Monday, March 19, 2012

Layers of Reality in Don Quixote (Response to Part 2 Study Question 6)

Cervantes' Don Quixote is at once one and multiple texts. Cervantes tells the stories of Don Quixote, who has gone mad obsessing over chivalric texts. Cervantes mocks these texts through a parody of chivalry, mocking the heroic characters and deeds that constitute such low-brow literature.

Just as Cervantes mimics chivalry in Don Quixote, the protagonist does so as well. Cervantes goes through the motions of chivalry cynically, while Don Quixote, however, does so gullibly. At once, we have two commentaries on chivalry (so far) - that it misleads, but that it proves glory.

In Chapters II and III of Part II of Don Quixote, Cervantes adds another layer of textuality. Don Quixote and Sancho Panza learn that a moor named Cide Hamete Berenjena has written an account of their deeds. Don Quixote attributes the fact that this book has been made so soon after his accomplishments that "the blood of the enemies he had slain was not yet dry on the blade of his sword" to magic, denying unremarkable reality as he has done throughout the book (473). He proceeds to refuse reality by doubting Sancho Panza's mention in the moor's book: he reassures himself that "the acts of squires were never written down" (474). Don Quixote also dismisses the possibility that the moor has "annihilate(d) (his chivalric exploits) and place(d) them lower than the basest acts ever attributed to the basest squire" (473).

Making assumptions about the book Cide Hamete Berenjena has written without even reading it, Don Quixote creates, as it were, his own text. Each time Don Quixote considers an unpleasant truth - that such a book does not exist, that it mentions Sancho Panza, and that it indicts his deeds - he immediately reassures himself, conjuring up a text which he approves. Thus we have two potentially contradictory texts about Don Quixote, within a text that mocks a certain genre of text.
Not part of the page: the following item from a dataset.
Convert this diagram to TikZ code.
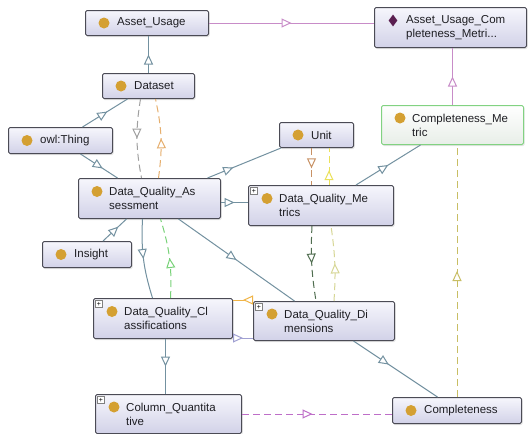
\documentclass[tikz,border=0pt]{standalone}
\usepackage{fontspec}
\setmainfont{Liberation Sans}
\usetikzlibrary{arrows.meta,decorations.markings,shadows,shapes.geometric,calc}
\definecolor{boxborder}{RGB}{75,75,85}
\definecolor{boxtop}{RGB}{246,246,252}
\definecolor{boxbot}{RGB}{210,210,232}
\definecolor{cmborder}{RGB}{130,210,130}
\definecolor{cmbot}{RGB}{232,238,232}
\definecolor{dotc}{RGB}{212,160,50}
\definecolor{diamc}{RGB}{90,30,80}
\definecolor{txt}{RGB}{30,30,35}
\definecolor{cbl}{RGB}{115,145,160}
\definecolor{cpk}{RGB}{200,140,200}
\definecolor{cpkd}{RGB}{190,110,200}
\definecolor{cgy}{RGB}{160,160,160}
\definecolor{cor}{RGB}{230,175,110}
\definecolor{cbr}{RGB}{200,145,100}
\definecolor{cyl}{RGB}{235,225,90}
\definecolor{cdg}{RGB}{80,110,80}
\definecolor{cpy}{RGB}{215,215,150}
\definecolor{cgn}{RGB}{120,210,120}
\definecolor{col}{RGB}{200,190,100}
\definecolor{cos}{RGB}{240,180,70}
\definecolor{clv}{RGB}{160,160,210}
\begin{document}
\begin{tikzpicture}[x=1pt,y=-1pt,
  box/.style={draw=boxborder, line width=1pt, rounded corners=1.5pt,
    top color=boxtop, bottom color=boxbot, inner sep=0pt, anchor=north west,
    drop shadow={shadow xshift=1pt, shadow yshift=-1.5pt, opacity=0.2}},
  cmbox/.style={box, draw=cmborder, top color=white, bottom color=cmbot},
  lbl/.style={anchor=west, inner sep=0pt, align=left, text=txt,
    font=\fontsize{11.5}{14}\selectfont},
  plusbox/.style={draw=gray, fill=white, line width=0.5pt, minimum size=7pt,
    inner sep=0pt, font=\fontsize{7}{7}\selectfont},
  ln/.style={line width=1pt},
  dsh/.style={ln, dash pattern=on 7pt off 4pt},
  midarr/.style={postaction={decorate, decoration={markings,
    mark=at position #1 with {\arrow{Triangle[fill=white, length=10pt, width=9pt]}}}}},
  midarr/.default=0.5,
  bl/.style={ln, draw=cbl}, pk/.style={ln, draw=cpk},
  pkd/.style={dsh, draw=cpkd}, gyd/.style={dsh, draw=cgy},
  ord/.style={dsh, draw=cor}, brd/.style={dsh, draw=cbr},
  yld/.style={dsh, draw=cyl}, dgd/.style={dsh, draw=cdg},
  pyd/.style={dsh, draw=cpy}, gnd/.style={dsh, draw=cgn},
  old/.style={dsh, draw=col}, ors/.style={ln, draw=cos},
  lav/.style={ln, draw=clv}]
\useasboundingbox[fill=white] (0,0) rectangle (528,434);

% boxes
\node[box, minimum width=123pt, minimum height=25pt] (au) at (85,10) {};
\node[box, minimum width=92pt, minimum height=25pt] (ds) at (102,73) {};
\node[box, minimum width=104pt, minimum height=26pt] (owl) at (8,127) {};
\node[box, minimum width=152pt, minimum height=40pt] (aucm) at (374,7) {};
\node[box, minimum width=74pt, minimum height=25pt] (unit) at (279,122) {};
\node[cmbox, minimum width=142pt, minimum height=39pt] (cm) at (381,105) {};
\node[box, minimum width=142pt, minimum height=40pt] (dqa) at (78,178) {};
\node[box, minimum width=145pt, minimum height=40pt] (dqm) at (248,185) {};
\node[box, minimum width=89pt, minimum height=26pt] (ins) at (42,241) {};
\node[box, minimum width=139pt, minimum height=40pt] (dqc) at (93,298) {};
\node[box, minimum width=141pt, minimum height=39pt] (dqd) at (253,301) {};
\node[box, minimum width=146pt, minimum height=39pt] (cq) at (95,394) {};
\node[box, minimum width=129pt, minimum height=26pt] (comp) at (392,397) {};

% icons
\foreach \n in {au,ds,owl,unit,ins,comp}
  \fill[dotc] ([xshift=19pt]\n.west) circle (5.5pt);
\foreach \n in {cm,dqa,dqm,dqc,dqd,cq}
  \fill[dotc] ([xshift=19pt,yshift=7pt]\n.west) circle (5.5pt);
\node[diamond, fill=diamc, minimum width=9pt, minimum height=12pt, inner sep=0pt]
  (aucm-d) at ([xshift=19pt,yshift=7pt]aucm.west) {};
\node[plusbox] (dqm-p) at ([xshift=6pt,yshift=-6pt]dqm.north west) {+};
\node[plusbox] (dqc-p) at ([xshift=6pt,yshift=-6pt]dqc.north west) {+};
\node[plusbox] (dqd-p) at ([xshift=6pt,yshift=-6pt]dqd.north west) {+};
\node[plusbox] (cq-p) at ([xshift=6pt,yshift=-6pt]cq.north west) {+};

% labels
\node[lbl] (au-t) at ([xshift=32pt]au.west) {Asset\_Usage};
\node[lbl] (ds-t) at ([xshift=32pt]ds.west) {Dataset};
\node[lbl] (owl-t) at ([xshift=32pt]owl.west) {owl:Thing};
\node[lbl] (aucm-t) at ([xshift=32pt]aucm.west) {Asset\_Usage\_Com\\pleteness\_Metri...};
\node[lbl] (unit-t) at ([xshift=32pt]unit.west) {Unit};
\node[lbl] (cm-t) at ([xshift=31pt]cm.west) {Completeness\_Me\\tric};
\node[lbl] (dqa-t) at ([xshift=31pt]dqa.west) {Data\_Quality\_As\\sessment};
\node[lbl] (dqm-t) at ([xshift=31pt]dqm.west) {Data\_Quality\_Me\\trics};
\node[lbl] (ins-t) at ([xshift=32pt]ins.west) {Insight};
\node[lbl] (dqc-t) at ([xshift=31pt]dqc.west) {Data\_Quality\_Cl\\assifications};
\node[lbl] (dqd-t) at ([xshift=31pt]dqd.west) {Data\_Quality\_Di\\mensions};
\node[lbl] (cq-t) at ([xshift=31pt]cq.west) {Column\_Quantita\\tive};
\node[lbl] (comp-t) at ([xshift=32pt]comp.west) {Completeness};

% connectors
\draw[bl, midarr] (ds.north) -- (ds.north |- au.south);
\draw[pk, midarr] (au.east) -- (au.east -| aucm.west);
\draw[pk, midarr] (cm.north) -- (cm.north |- aucm.south);
\draw[bl, midarr=0.55] ([xshift=22pt]owl.north) -- ([xshift=-21pt]ds.south);
\draw[bl, midarr=0.6] ([xshift=20pt]owl.south) -- ([xshift=-32pt]dqa.north);
\draw[gyd, midarr] ([xshift=-8pt]ds.south) to[bend right=10] ([xshift=-8pt]dqa.north);
\draw[ord, midarr] ([xshift=9pt]dqa.north) to[bend right=10] ([xshift=7pt]ds.south);
\draw[bl, midarr=0.35] ([xshift=58pt]dqa.north) -- ([xshift=2pt]unit.south west);
\coordinate (p1) at ([yshift=-4pt]dqa.east);
\draw[bl, midarr] (p1) -- (p1 -| dqm.west);
\coordinate (u1) at ([xshift=-5pt]unit.south);
\draw[brd, midarr=0.55] (u1) -- (u1 |- dqm.north);
\coordinate (u2) at ([xshift=8pt]dqm.north);
\draw[yld, midarr=0.4] (u2) -- (u2 |- unit.south);
\draw[bl, midarr] ([xshift=35pt]dqm.north) -- ([xshift=-32pt]cm.south);
\draw[old, midarr] (comp.north) -- (comp.north |- cm.south);
\draw[dgd, midarr] ([xshift=-9pt]dqm.south) to[bend right=6] ([xshift=-8pt]dqd.north);
\draw[pyd, midarr] ([xshift=10pt]dqd.north) to[bend right=6] ([xshift=10pt]dqm.south);
\draw[bl, midarr=0.65] ([xshift=16pt]ins.north) -- ([xshift=-23pt]dqa.south);
\draw[bl, midarr] ([xshift=-7pt]dqa.south) to[bend right=10] ([xshift=-10.5pt]dqc.north);
\draw[gnd, midarr] ([xshift=7.5pt]dqc.north) to[bend right=10] ([xshift=11pt]dqa.south);
\draw[bl, midarr] ([xshift=29pt]dqa.south) -- ([xshift=-29.5pt]dqd.north);
\coordinate (o1) at ([yshift=1pt]dqd.north west);
\draw[ors, midarr] (o1) -- (o1 -| dqc.east);
\coordinate (v1) at ([yshift=1pt]dqc.south east);
\draw[lav, midarr] (v1) -- (v1 -| dqd.west);
\coordinate (c1) at ([xshift=2.5pt]dqc.south);
\draw[bl, midarr] (c1) -- (c1 |- cq.north);
\draw[pkd, midarr=0.47] (cq.east) -- (cq.east -| comp.west);
\draw[bl, midarr=0.42] ([xshift=29.5pt]dqd.south) -- ([xshift=-19.5pt]comp.north);
\end{tikzpicture}
\end{document}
These layers of reality are a formal way in which Cervantes expresses the notion of subjective reality. Cervantes begins Don Quixote in the prologue warning the reader of inevitable flaws in the following stories, thereby demonstrating his outlook on his own work as biased. At the same time, Cervantes mocks chivalric texts, deeming them unrealistic and silly. In Part II, Cervantes has Don Quixote produce a text about himself to his own liking, when it may very well be different. Cervantes does make a general argument against chivalric literature, but also makes the reader aware of his bias. At the same time, Don Quixote creates a reality that does not match that of any other character. Even though Cervantes portrays Don Quixote as foolish, he also emphasizes that reality is subjective. The book about Don Quixote is at once as he sees it and others see it, and Don Quixote is only as Cervantes portrays him. Finally, Don Quixote is only as the reader interprets it. Don Quixote may seem to make contrasts between truth and fiction with the "chivalric exploits" of its protagonist, but it rather blurs any contrast with its many layers of reality.